Major Harald von Hirschfeld, commanding officer of the 1st Gebirgsjager Division, was never tried for his role in the massacre as he died fighting in Poland in 1945. After the war, von Hirschfeld’s superior, General Hubert Lanz, stood at the Nuremberg Trials for his part in the massacre of Italian troops in Greece, as well as the massacre of Greek civilians at Kommeno on 16 August 1943. At the trial Lanz lied in court stating that:
  • he refused to obey Hitler’s orders
  • the execution of 5000 Italians was a number fabricated to hide the fact from German High Command that Hitler’s orders were disobeyed
  • A dozen officers were shot with the rest of the Acqui Division being transported to southern Greece.
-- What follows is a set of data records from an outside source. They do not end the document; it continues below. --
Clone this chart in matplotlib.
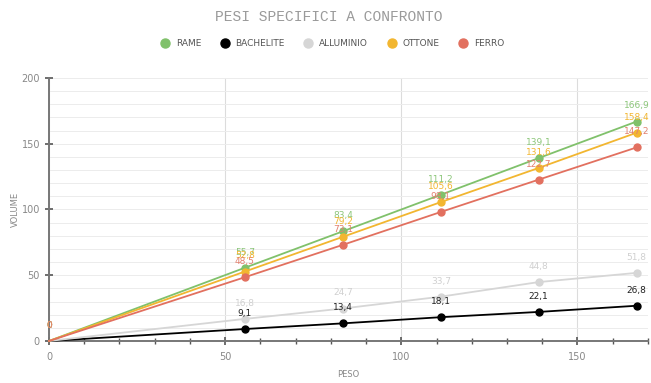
"""Line chart comparing specific weights of five materials."""

import matplotlib.pyplot as plt
from matplotlib.lines import Line2D
from matplotlib.ticker import MultipleLocator

# weights on the x axis, volumes per material on the y axis
peso = [0, 55.6, 83.4, 111.2, 139.0, 166.8]
materials = ["RAME", "BACHELITE", "ALLUMINIO", "OTTONE", "FERRO"]
rame = [0, 55.7, 83.4, 111.2, 139.1, 166.9]
bachelite = [0, 9.1, 13.4, 18.1, 22.1, 26.8]
alluminio = [0, 16.8, 24.7, 33.7, 44.8, 51.8]
ottone = [0, 52.8, 79.2, 105.6, 131.6, 158.4]
ferro = [0, 48.5, 73.1, 98.1, 122.7, 147.2]

series = [rame, bachelite, alluminio, ottone, ferro]
colors = ["#80c16b", "#000000", "#d6d6d6", "#f2b630", "#e2705f"]
label_colors = ["#8cc67a", "#222222", "#d0d0d0", "#f2b630", "#e2806f"]


def fmt(value):
    text = f"{value:.1f}".replace(".", ",")
    return "0" if value == 0 else text


fig = plt.figure(figsize=(6.51, 3.83), dpi=100)
ax = fig.add_axes([0.0753, 0.1097, 0.920, 0.6867])

for name, values, color in zip(materials, series, colors):
    ax.plot(peso, values, color=color, lw=1.3, marker="o", ms=5,
            markevery=slice(1, None), zorder=3, clip_on=False)

for values, color in zip(series, label_colors):
    for x, y in zip(peso, values):
        ax.annotate(fmt(y), (x, y), xytext=(0, 8), textcoords="offset points",
                    ha="center", va="bottom", fontsize=6.5, color=color,
                    zorder=4)

ax.set_xlim(0, 170)
ax.set_ylim(0, 200)
ax.xaxis.set_major_locator(MultipleLocator(50))
ax.xaxis.set_minor_locator(MultipleLocator(10))
ax.yaxis.set_major_locator(MultipleLocator(50))
ax.yaxis.set_minor_locator(MultipleLocator(10))

ax.grid(True, which="major", axis="x", color="#dcdcdc", lw=0.8)
ax.grid(True, which="both", axis="y", color="#ececec", lw=0.7)
ax.set_axisbelow(True)

for side in ("top", "right"):
    ax.spines[side].set_visible(False)
for side in ("left", "bottom"):
    ax.spines[side].set_color("#777777")
    ax.spines[side].set_linewidth(1.4)

ax.tick_params(axis="both", which="major", direction="inout", length=6,
               width=1.2, color="#555555", labelsize=7, labelcolor="#888888")
ax.tick_params(axis="x", which="minor", direction="inout", length=5,
               width=1.0, color="#555555")
ax.tick_params(axis="y", which="minor", length=0)
ax.tick_params(axis="x", which="major", pad=5)

ax.set_xlabel("PESO", fontsize=6, color="#888888", labelpad=6)
ax.set_ylabel("VOLUME", fontsize=6, color="#888888", labelpad=1)

fig.text(0.505, 0.955, "PESI SPECIFICI A CONFRONTO", ha="center", va="center",
         family="Liberation Mono", fontsize=10.5, color="#9a9a9a")

handles = [Line2D([], [], ls="none", marker="o", ms=6.5, color=c)
           for c in colors]
fig.legend(handles, materials, loc="center", bbox_to_anchor=(0.507, 0.886),
           ncol=5, frameon=False, fontsize=6.5, handletextpad=0.2,
           columnspacing=1.6, labelcolor="#555555")

fig.savefig("out.png", dpi=100)
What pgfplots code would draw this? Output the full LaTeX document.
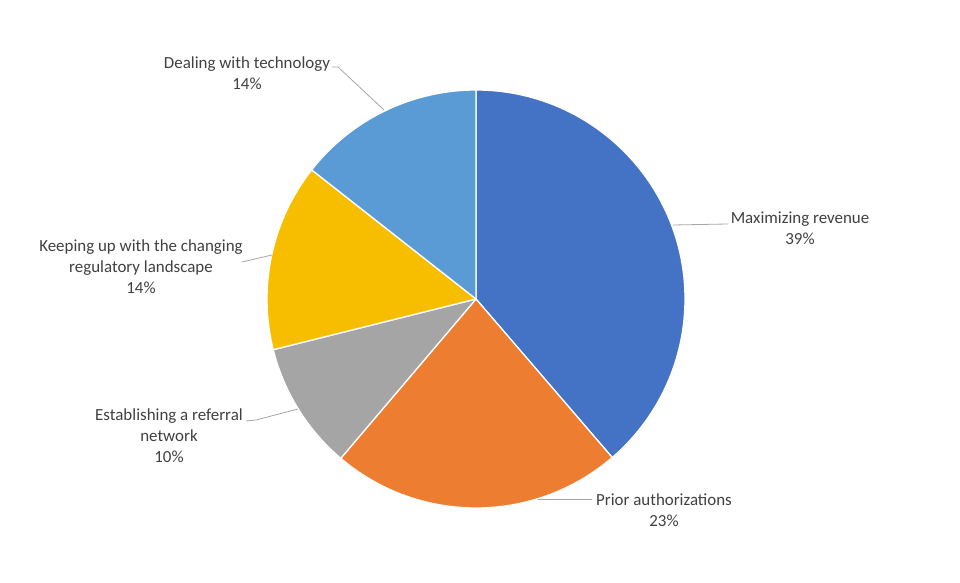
\documentclass[border=0pt]{standalone}
\usepackage{pgfplots}
\pgfplotsset{compat=1.18}
\usepackage{pgfplotstable}
\usepackage{fontspec}
\setmainfont{Carlito}
\definecolor{cA}{HTML}{4472C4}
\definecolor{cB}{HTML}{ED7D31}
\definecolor{cC}{HTML}{A5A5A5}
\definecolor{cD}{HTML}{F7BE00}
\definecolor{cE}{HTML}{5B9BD5}
\definecolor{txt}{HTML}{404040}
\definecolor{lead}{HTML}{A6A6A6}
\pgfplotstableread{
idx pct
0 38.7
1 22.5
2 9.9
3 14.5
4 14.4
}\piedata
\begin{document}
\begin{tikzpicture}
\begin{axis}[
  x=1bp, y=1bp, xmin=0, xmax=960, ymin=0, ymax=583,
  hide axis, clip=false, scale only axis,
]
\path (axis cs:0,0) rectangle (axis cs:960,583);
\pgfplotsextra{
  \gdef\curang{90}
  \foreach \i/\col in {0/cA,1/cB,2/cC,3/cD,4/cE}{
    \pgfplotstablegetelem{\i}{pct}\of\piedata
    \pgfmathsetmacro\endang{\curang-3.6*\pgfplotsretval}
    \filldraw[fill=\col, draw=white, line width=1.3bp, line join=round]
      (axis cs:476,284) -- ++(\curang:209bp)
      arc[start angle=\curang, end angle=\endang, radius=209bp] -- cycle;
    \xdef\curang{\endang}
  }
}
% leader lines
\addplot[lead, line width=0.8bp, no marks] coordinates {(332,516) (338,516) (384,473)};
\addplot[lead, line width=0.8bp, no marks] coordinates {(673,358) (728,359)};
\addplot[lead, line width=0.8bp, no marks] coordinates {(242,321) (272,328)};
\addplot[lead, line width=0.8bp, no marks] coordinates {(246,162) (256,163) (298,174)};
\addplot[lead, line width=0.8bp, no marks] coordinates {(538,84) (592,84)};
% labels
\begin{scope}[every node/.style={text=txt, align=center, font=\fontsize{17}{21}\selectfont}]
\node at (axis cs:247,510) {Dealing with technology\\14\%};
\node at (axis cs:800,355) {Maximizing revenue\\39\%};
\node at (axis cs:141,316) {Keeping up with the changing\\regulatory landscape\\14\%};
\node at (axis cs:169,147) {Establishing a referral\\network\\10\%};
\node at (axis cs:664,73) {Prior authorizations\\23\%};
\end{scope}
\end{axis}
\end{tikzpicture}
\end{document}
Lanz’s defence emphasised that there was no evidence the Italian Headquarters in Brindisi had ever instructed Gandin to resist the Germans. The defence also cited orders received by Gandin that he and Veccherelli had been transferred to German command. Therefore, according to the logic of the defence, Gandin and his men were either mutineers or partisans and did not qualify as POW status under the rules of war.
The court had doubts as to who issued what orders and therefore Lanz was only charged with the death of Gandin and the officers. For reasons unknown, possibly from the highly unfavourable terms the country received at armistice, the Italians never presented any evidence of the massacre at the Nuremberg Trials.
General Lanz received 4 years in prison (released early) for his role in the massacres. Lanz’s light sentence was the result of a Nuremberg court receiving false evidence that the massacre might have even taken place, despite Padre Formato publishing a book of events one year before the trial.
Lt Colonel Barge was not tried for any crimes as he left the island shortly before the arrival of Major von Hirschfeld and the massacres. Barge was subsequently decorated with the Knight’s Cross of the Iron Cross for his services in Crete.